**JOB**
Check each line of the listing, and copy it if it contains the word "this".

**DATA PROVIDED**
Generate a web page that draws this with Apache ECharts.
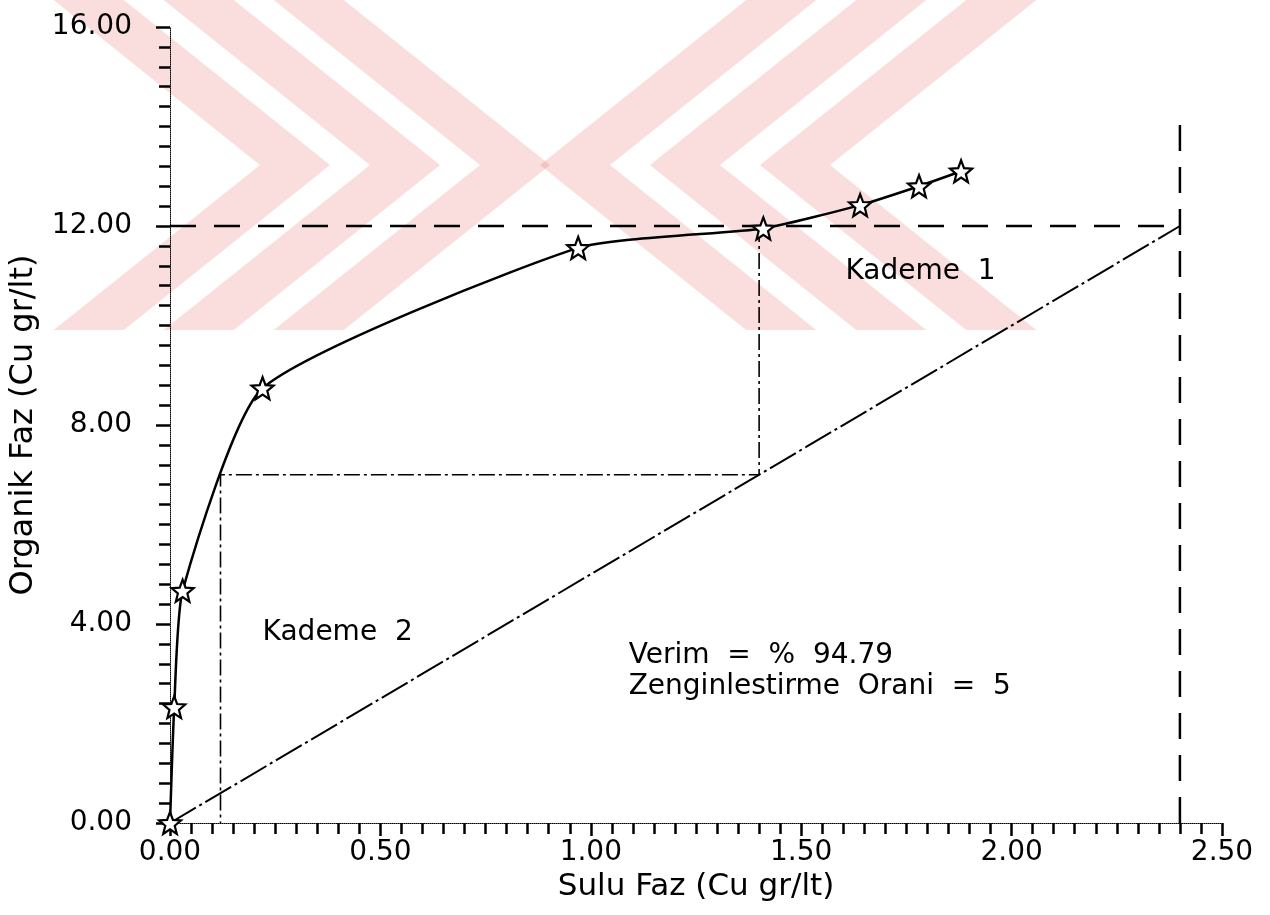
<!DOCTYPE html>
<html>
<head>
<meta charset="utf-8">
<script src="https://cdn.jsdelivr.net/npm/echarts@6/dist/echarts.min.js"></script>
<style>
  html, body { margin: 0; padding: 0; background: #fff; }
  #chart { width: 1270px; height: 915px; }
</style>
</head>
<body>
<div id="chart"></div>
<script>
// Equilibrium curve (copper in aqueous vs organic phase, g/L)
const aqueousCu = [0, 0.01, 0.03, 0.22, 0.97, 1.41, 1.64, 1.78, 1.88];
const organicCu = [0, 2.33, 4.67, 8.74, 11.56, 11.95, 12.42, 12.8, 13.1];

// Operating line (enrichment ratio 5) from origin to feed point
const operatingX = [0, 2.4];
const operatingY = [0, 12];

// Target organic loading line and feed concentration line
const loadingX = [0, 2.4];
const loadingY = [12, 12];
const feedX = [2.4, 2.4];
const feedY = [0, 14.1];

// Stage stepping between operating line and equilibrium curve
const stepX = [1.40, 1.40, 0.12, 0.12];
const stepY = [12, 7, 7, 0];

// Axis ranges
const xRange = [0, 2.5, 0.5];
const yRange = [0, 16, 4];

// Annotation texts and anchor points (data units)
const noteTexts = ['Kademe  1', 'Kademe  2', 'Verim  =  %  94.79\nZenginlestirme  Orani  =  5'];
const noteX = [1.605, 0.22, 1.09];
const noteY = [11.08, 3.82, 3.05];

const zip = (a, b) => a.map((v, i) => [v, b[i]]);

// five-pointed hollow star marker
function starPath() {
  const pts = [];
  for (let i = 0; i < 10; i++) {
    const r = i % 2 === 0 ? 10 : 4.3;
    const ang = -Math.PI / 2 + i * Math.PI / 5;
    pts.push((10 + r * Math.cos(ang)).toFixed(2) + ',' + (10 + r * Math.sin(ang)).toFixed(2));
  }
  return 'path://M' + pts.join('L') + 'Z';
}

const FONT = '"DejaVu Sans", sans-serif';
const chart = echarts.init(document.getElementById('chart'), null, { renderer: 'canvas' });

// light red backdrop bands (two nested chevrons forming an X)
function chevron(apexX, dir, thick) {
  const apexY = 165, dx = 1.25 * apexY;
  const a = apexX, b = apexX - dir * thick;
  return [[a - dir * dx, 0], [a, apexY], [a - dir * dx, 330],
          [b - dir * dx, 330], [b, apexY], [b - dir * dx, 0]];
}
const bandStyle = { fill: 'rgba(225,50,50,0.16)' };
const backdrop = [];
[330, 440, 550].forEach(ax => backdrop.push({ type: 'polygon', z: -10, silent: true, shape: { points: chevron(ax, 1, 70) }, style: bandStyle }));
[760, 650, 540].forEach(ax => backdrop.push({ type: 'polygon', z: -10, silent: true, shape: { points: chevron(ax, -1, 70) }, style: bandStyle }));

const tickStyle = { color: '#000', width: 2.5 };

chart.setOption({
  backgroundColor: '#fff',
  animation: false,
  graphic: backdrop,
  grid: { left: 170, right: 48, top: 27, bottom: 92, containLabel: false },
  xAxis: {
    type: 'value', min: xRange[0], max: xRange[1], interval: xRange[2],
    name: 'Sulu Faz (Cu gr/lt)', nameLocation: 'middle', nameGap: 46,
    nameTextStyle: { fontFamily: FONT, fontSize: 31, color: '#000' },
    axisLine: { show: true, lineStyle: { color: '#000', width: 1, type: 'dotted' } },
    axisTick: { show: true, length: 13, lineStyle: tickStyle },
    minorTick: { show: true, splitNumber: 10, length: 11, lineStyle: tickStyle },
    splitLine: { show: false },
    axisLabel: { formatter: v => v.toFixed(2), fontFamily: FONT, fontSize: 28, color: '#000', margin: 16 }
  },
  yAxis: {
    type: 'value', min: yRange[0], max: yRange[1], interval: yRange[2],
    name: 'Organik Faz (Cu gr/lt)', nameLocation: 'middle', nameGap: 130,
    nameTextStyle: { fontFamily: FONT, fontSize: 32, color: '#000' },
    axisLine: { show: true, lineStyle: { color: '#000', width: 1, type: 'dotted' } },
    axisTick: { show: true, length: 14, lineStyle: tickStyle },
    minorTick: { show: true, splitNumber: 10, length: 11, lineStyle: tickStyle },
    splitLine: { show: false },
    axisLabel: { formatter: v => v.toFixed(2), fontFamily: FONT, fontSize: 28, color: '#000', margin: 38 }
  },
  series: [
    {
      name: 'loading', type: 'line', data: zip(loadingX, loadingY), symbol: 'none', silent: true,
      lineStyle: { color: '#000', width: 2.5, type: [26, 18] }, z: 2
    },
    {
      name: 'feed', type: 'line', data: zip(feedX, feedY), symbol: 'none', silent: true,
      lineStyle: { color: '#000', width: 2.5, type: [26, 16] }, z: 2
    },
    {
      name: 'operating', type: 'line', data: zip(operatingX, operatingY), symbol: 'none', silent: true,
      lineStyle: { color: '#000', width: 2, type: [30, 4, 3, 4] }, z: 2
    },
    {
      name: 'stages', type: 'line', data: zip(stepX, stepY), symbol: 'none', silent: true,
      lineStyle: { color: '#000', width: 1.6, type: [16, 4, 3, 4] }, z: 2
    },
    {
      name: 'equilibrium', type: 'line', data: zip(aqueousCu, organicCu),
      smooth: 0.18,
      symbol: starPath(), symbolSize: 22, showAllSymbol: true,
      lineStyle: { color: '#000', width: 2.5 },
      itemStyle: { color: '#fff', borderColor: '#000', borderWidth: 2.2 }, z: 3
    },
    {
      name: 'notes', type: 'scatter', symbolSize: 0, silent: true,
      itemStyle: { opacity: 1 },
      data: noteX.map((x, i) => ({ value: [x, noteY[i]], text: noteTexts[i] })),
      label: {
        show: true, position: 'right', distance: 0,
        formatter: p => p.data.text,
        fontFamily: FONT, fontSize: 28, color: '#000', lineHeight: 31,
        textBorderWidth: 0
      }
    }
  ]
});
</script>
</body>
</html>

...

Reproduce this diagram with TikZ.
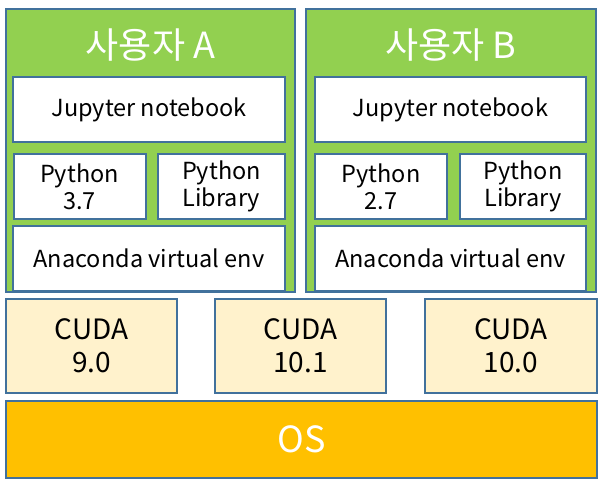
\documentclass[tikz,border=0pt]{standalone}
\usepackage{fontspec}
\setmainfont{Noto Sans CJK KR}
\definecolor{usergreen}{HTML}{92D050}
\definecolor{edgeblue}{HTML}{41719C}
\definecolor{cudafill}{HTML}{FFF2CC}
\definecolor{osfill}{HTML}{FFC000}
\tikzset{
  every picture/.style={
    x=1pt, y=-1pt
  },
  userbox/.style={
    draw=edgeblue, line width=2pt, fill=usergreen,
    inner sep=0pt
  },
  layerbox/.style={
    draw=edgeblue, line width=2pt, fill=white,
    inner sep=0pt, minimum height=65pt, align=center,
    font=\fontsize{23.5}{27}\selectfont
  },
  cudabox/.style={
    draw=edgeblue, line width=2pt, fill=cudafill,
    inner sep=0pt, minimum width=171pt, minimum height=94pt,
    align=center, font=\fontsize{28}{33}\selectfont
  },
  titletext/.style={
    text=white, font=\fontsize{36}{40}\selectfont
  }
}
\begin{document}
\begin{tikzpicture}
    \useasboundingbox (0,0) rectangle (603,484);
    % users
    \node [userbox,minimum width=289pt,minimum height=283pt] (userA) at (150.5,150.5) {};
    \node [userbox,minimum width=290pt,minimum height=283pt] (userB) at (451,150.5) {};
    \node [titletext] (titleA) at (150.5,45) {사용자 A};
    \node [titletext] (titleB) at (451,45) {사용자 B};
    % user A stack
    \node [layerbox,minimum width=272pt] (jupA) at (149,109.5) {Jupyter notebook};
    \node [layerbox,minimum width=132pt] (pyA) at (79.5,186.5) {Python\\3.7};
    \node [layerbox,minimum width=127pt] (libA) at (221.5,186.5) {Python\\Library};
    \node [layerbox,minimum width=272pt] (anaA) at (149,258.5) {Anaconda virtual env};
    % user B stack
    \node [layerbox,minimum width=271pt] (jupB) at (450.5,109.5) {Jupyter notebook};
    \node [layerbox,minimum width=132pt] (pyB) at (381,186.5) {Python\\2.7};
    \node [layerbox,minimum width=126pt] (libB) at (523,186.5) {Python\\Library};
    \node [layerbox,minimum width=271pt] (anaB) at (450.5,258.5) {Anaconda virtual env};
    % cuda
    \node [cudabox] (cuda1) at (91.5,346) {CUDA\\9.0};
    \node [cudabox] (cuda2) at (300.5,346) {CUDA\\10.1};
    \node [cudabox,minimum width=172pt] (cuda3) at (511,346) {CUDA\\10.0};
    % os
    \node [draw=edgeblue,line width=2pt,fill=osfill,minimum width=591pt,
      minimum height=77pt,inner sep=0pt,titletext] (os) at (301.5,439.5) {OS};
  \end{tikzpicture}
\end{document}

**ANSWER TO THE EXERCISE**
Generate a web page that draws this with Apache ECharts.
Reproduce this diagram with TikZ.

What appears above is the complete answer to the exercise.